### PROBLEM TO SOLVE
Pull out every line below that holds the word "seaborn".

### MATERIAL SHOWN
┌──
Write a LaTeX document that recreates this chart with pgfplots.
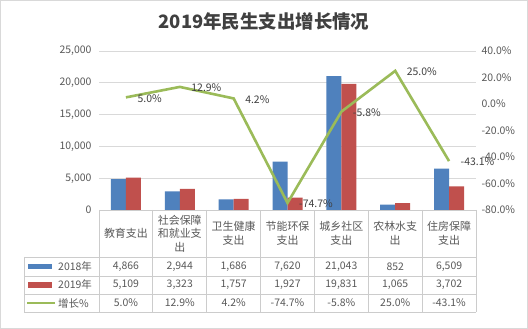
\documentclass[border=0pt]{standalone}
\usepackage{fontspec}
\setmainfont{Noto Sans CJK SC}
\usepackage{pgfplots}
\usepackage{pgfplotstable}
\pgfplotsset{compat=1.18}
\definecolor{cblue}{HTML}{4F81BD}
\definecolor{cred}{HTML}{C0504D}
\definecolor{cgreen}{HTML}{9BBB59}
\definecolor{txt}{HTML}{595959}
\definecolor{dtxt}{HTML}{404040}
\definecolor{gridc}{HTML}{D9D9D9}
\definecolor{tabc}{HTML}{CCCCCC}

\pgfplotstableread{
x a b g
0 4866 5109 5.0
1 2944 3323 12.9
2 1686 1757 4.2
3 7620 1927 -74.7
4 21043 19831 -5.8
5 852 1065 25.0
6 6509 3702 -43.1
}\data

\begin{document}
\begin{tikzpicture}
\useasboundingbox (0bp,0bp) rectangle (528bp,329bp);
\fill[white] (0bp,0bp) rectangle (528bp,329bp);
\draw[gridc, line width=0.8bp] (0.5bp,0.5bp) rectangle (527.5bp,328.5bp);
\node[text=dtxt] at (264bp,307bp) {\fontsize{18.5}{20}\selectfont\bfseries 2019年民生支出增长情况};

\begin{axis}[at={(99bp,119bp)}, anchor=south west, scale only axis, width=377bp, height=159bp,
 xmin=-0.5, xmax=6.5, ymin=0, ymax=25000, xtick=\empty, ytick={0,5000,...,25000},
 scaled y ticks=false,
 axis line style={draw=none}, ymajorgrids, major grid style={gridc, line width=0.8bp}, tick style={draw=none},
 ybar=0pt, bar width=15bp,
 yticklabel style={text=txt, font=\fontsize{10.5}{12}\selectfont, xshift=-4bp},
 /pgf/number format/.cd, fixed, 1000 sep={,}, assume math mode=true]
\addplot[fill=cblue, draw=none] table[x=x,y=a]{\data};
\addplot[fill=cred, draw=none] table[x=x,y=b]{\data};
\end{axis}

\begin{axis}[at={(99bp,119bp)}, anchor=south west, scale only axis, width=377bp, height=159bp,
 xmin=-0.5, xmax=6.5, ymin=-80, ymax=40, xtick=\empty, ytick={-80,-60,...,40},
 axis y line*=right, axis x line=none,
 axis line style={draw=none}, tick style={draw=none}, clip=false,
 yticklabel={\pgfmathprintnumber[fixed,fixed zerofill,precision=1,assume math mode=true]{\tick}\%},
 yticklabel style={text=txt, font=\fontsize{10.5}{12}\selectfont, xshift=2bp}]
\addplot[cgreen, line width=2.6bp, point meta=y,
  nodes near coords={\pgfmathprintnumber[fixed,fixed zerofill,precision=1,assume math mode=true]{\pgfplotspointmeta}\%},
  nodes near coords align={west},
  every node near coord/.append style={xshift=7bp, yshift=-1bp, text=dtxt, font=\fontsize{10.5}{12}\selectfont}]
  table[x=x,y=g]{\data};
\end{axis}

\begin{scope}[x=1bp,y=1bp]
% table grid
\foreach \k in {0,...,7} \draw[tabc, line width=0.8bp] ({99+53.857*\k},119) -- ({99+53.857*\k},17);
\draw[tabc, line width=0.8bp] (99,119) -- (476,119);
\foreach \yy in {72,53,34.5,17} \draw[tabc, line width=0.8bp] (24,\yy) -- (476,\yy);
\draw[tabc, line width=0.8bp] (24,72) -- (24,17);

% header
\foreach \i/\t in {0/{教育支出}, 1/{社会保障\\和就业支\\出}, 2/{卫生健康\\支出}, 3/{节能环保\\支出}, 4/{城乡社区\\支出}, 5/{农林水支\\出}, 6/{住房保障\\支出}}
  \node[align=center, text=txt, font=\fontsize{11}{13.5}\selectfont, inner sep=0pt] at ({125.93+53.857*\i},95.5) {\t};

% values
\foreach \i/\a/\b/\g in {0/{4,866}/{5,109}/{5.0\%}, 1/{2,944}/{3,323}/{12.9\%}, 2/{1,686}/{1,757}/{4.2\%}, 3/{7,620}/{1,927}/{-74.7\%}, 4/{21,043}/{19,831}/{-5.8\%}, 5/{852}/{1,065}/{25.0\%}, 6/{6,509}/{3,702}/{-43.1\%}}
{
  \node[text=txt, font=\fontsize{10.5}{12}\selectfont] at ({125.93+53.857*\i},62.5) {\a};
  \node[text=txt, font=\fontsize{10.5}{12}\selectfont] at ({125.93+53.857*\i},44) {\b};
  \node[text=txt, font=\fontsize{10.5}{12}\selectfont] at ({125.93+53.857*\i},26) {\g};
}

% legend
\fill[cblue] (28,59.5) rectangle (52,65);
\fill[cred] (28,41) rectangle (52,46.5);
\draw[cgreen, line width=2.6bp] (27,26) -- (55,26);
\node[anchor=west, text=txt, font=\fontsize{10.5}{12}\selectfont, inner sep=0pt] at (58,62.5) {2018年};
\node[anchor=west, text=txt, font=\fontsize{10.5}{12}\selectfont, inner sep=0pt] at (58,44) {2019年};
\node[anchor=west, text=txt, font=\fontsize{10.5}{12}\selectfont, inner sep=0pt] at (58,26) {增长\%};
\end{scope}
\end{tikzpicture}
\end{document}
└──
┌──
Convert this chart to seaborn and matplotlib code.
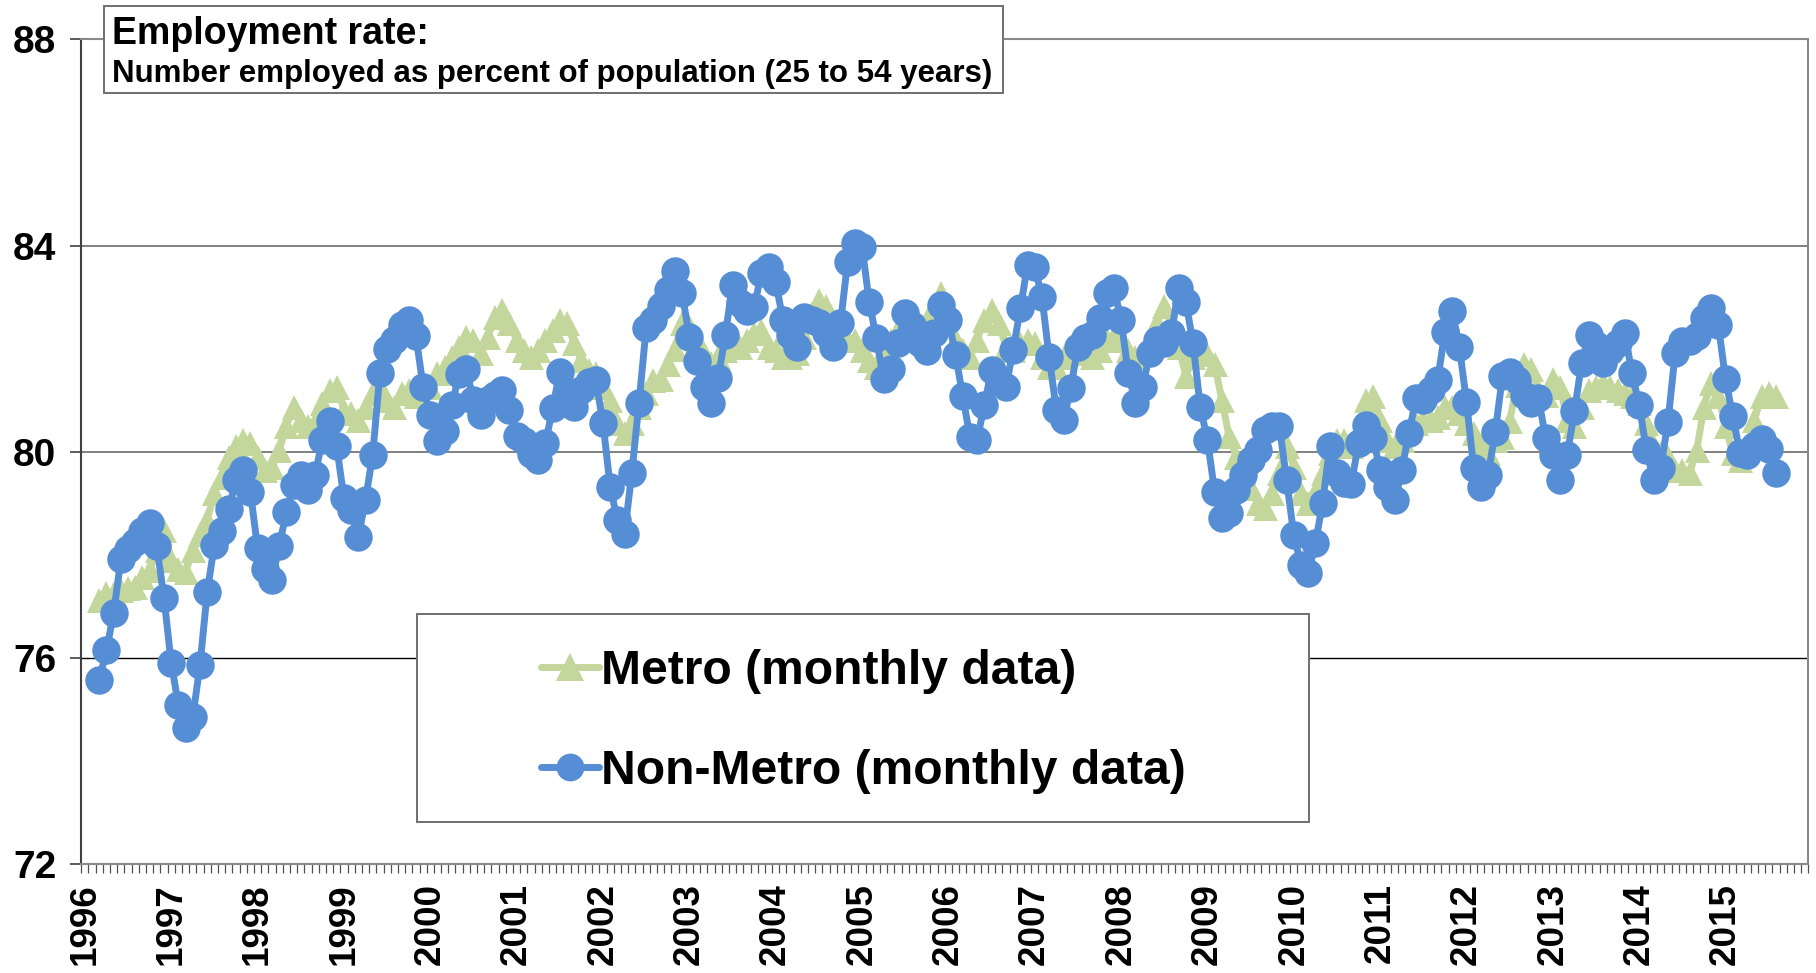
└──
┌──
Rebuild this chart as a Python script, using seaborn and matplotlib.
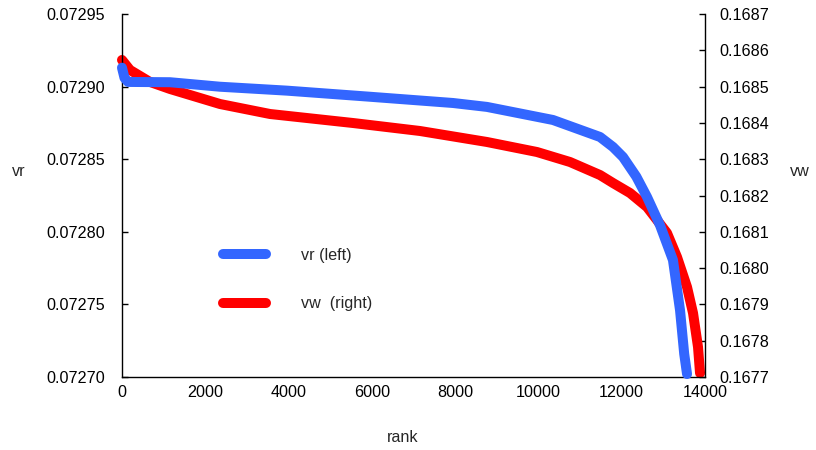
└──
### EXERCISE RESULT
Convert this chart to seaborn and matplotlib code.
Rebuild this chart as a Python script, using seaborn and matplotlib.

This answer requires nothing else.